- **GIVEN REQUEST**: Make an exact copy of the data below, leaving out every picture.

- **GIVEN MATERIAL**:
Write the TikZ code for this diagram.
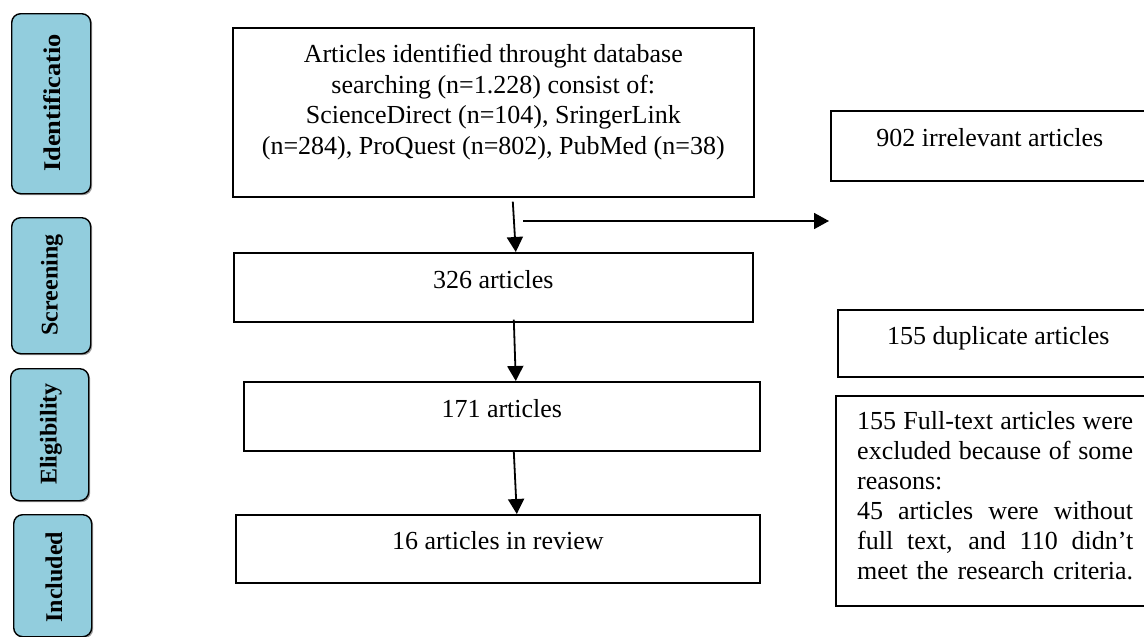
\documentclass[tikz,border=0pt]{standalone}
\usepackage{fontspec}
\setmainfont{Liberation Serif}
\usetikzlibrary{arrows.meta,shadows}
\definecolor{phase}{RGB}{146,205,221}
\tikzset{
  box/.style={draw, line width=1.6pt, rectangle, inner sep=0pt, anchor=north west,
    font=\fontsize{26}{30.5}\selectfont},
  onebox/.style={box, text height=10pt, text depth=8pt},
  phasebox/.style={draw, line width=1.4pt, fill=phase, rounded corners=9pt, inner sep=0pt,
    anchor=north west,
    drop shadow={shadow xshift=1.5pt, shadow yshift=-1.5pt, opacity=0.55, fill=black!70}},
  phasetext/.style={rotate=90, inner sep=0pt, font=\bfseries\fontsize{24}{28}\selectfont},
  arr/.style={line width=1.8pt, -{Triangle[width=16pt,length=15pt]}},
}
\begin{document}
\begin{tikzpicture}[x=1pt,y=-1pt]
\path[use as bounding box] (0,0) rectangle (1144,637);
\clip (0,0) rectangle (1144,637);

% phase labels
\node[phasebox, minimum width=79pt, minimum height=180pt] (p1) at (11,13) {};
\node[phasetext] (p1t) at (52,103) {\scalebox{1.1}[1]{Identificatio}};
\node[phasebox, minimum width=79pt, minimum height=136pt] (p2) at (11,217) {};
\node[phasetext] (p2t) at (52,285) {Screening};
\node[phasebox, minimum width=78pt, minimum height=132pt] (p3) at (10,368) {};
\node[phasetext] (p3t) at (51,434) {Eligibility};
\node[phasebox, minimum width=78pt, minimum height=122pt] (p4) at (13,514) {};
\node[phasetext] (p4t) at (54,577) {Included};

% main column
\node[box, minimum width=521pt, minimum height=169pt] (b1) at (232,27) {};
\node[anchor=north, inner sep=0pt, align=center, font=\fontsize{26}{30.5}\selectfont]
  (b1t) at ([yshift=-17pt]b1.north) {Articles identified throught database\\
  searching (n=1.228) consist of:\\
  ScienceDirect (n=104), SringerLink\\
  (n=284), ProQuest (n=802), PubMed (n=38)};
\node[onebox, minimum width=519pt, minimum height=69pt] (b2) at (233,252) {326 articles};
\node[onebox, minimum width=516pt, minimum height=69pt] (b3) at (243,381) {171 articles};
\node[onebox, minimum width=524pt, minimum height=68pt] (b4) at (235,514) {16 articles in review};

% right column
\node[onebox, minimum width=318pt, minimum height=70pt] (r1) at (830,110) {902 irrelevant articles};
\node[onebox, minimum width=321pt, minimum height=67pt] (r2) at (837,309) {155 duplicate articles};
\node[box, minimum width=320pt, minimum height=210pt] (r3) at (835,395) {};
\node[anchor=north west, inner sep=0pt, font=\fontsize{26}{30}\selectfont, align=left]
  (r3t) at ([xshift=22pt,yshift=-16pt]r3.north west) {%
  \makebox[276pt][s]{155 Full-text articles were}\\
  \makebox[276pt][s]{excluded because of some}\\
  \makebox[276pt][l]{reasons:}\\
  \makebox[276pt][s]{45 articles were without}\\
  \makebox[276pt][s]{full text, and 110 didn’t}\\
  \makebox[276pt][s]{meet the research criteria.}};

% connectors
\draw[arr] ([xshift=19.5pt,yshift=-4pt]b1.south) -- ([xshift=22.5pt]b2.north);
\draw[arr] ([xshift=20.5pt,yshift=3pt]b2.south) -- ([xshift=14pt]b3.north);
\draw[arr] ([xshift=12pt]b3.south) -- ([xshift=19pt]b4.north);
\coordinate (h1) at (523,221);
\coordinate (h2) at (829,221);
\draw[arr] (h1) -- (h2);
\end{tikzpicture}
\end{document}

- **SOLUTION FOR THIS PROBLEM**:
Write the TikZ code for this diagram.
\documentclass[tikz,border=0pt]{standalone}
\usepackage{fontspec}
\setmainfont{Liberation Serif}
\usetikzlibrary{arrows.meta,shadows}
\definecolor{phase}{RGB}{146,205,221}
\tikzset{
  box/.style={draw, line width=1.6pt, rectangle, inner sep=0pt, anchor=north west,
    font=\fontsize{26}{30.5}\selectfont},
  onebox/.style={box, text height=10pt, text depth=8pt},
  phasebox/.style={draw, line width=1.4pt, fill=phase, rounded corners=9pt, inner sep=0pt,
    anchor=north west,
    drop shadow={shadow xshift=1.5pt, shadow yshift=-1.5pt, opacity=0.55, fill=black!70}},
  phasetext/.style={rotate=90, inner sep=0pt, font=\bfseries\fontsize{24}{28}\selectfont},
  arr/.style={line width=1.8pt, -{Triangle[width=16pt,length=15pt]}},
}
\begin{document}
\begin{tikzpicture}[x=1pt,y=-1pt]
\path[use as bounding box] (0,0) rectangle (1144,637);
\clip (0,0) rectangle (1144,637);

% phase labels
\node[phasebox, minimum width=79pt, minimum height=180pt] (p1) at (11,13) {};
\node[phasetext] (p1t) at (52,103) {\scalebox{1.1}[1]{Identificatio}};
\node[phasebox, minimum width=79pt, minimum height=136pt] (p2) at (11,217) {};
\node[phasetext] (p2t) at (52,285) {Screening};
\node[phasebox, minimum width=78pt, minimum height=132pt] (p3) at (10,368) {};
\node[phasetext] (p3t) at (51,434) {Eligibility};
\node[phasebox, minimum width=78pt, minimum height=122pt] (p4) at (13,514) {};
\node[phasetext] (p4t) at (54,577) {Included};

% main column
\node[box, minimum width=521pt, minimum height=169pt] (b1) at (232,27) {};
\node[anchor=north, inner sep=0pt, align=center, font=\fontsize{26}{30.5}\selectfont]
  (b1t) at ([yshift=-17pt]b1.north) {Articles identified throught database\\
  searching (n=1.228) consist of:\\
  ScienceDirect (n=104), SringerLink\\
  (n=284), ProQuest (n=802), PubMed (n=38)};
\node[onebox, minimum width=519pt, minimum height=69pt] (b2) at (233,252) {326 articles};
\node[onebox, minimum width=516pt, minimum height=69pt] (b3) at (243,381) {171 articles};
\node[onebox, minimum width=524pt, minimum height=68pt] (b4) at (235,514) {16 articles in review};

% right column
\node[onebox, minimum width=318pt, minimum height=70pt] (r1) at (830,110) {902 irrelevant articles};
\node[onebox, minimum width=321pt, minimum height=67pt] (r2) at (837,309) {155 duplicate articles};
\node[box, minimum width=320pt, minimum height=210pt] (r3) at (835,395) {};
\node[anchor=north west, inner sep=0pt, font=\fontsize{26}{30}\selectfont, align=left]
  (r3t) at ([xshift=22pt,yshift=-16pt]r3.north west) {%
  \makebox[276pt][s]{155 Full-text articles were}\\
  \makebox[276pt][s]{excluded because of some}\\
  \makebox[276pt][l]{reasons:}\\
  \makebox[276pt][s]{45 articles were without}\\
  \makebox[276pt][s]{full text, and 110 didn’t}\\
  \makebox[276pt][s]{meet the research criteria.}};

% connectors
\draw[arr] ([xshift=19.5pt,yshift=-4pt]b1.south) -- ([xshift=22.5pt]b2.north);
\draw[arr] ([xshift=20.5pt,yshift=3pt]b2.south) -- ([xshift=14pt]b3.north);
\draw[arr] ([xshift=12pt]b3.south) -- ([xshift=19pt]b4.north);
\coordinate (h1) at (523,221);
\coordinate (h2) at (829,221);
\draw[arr] (h1) -- (h2);
\end{tikzpicture}
\end{document}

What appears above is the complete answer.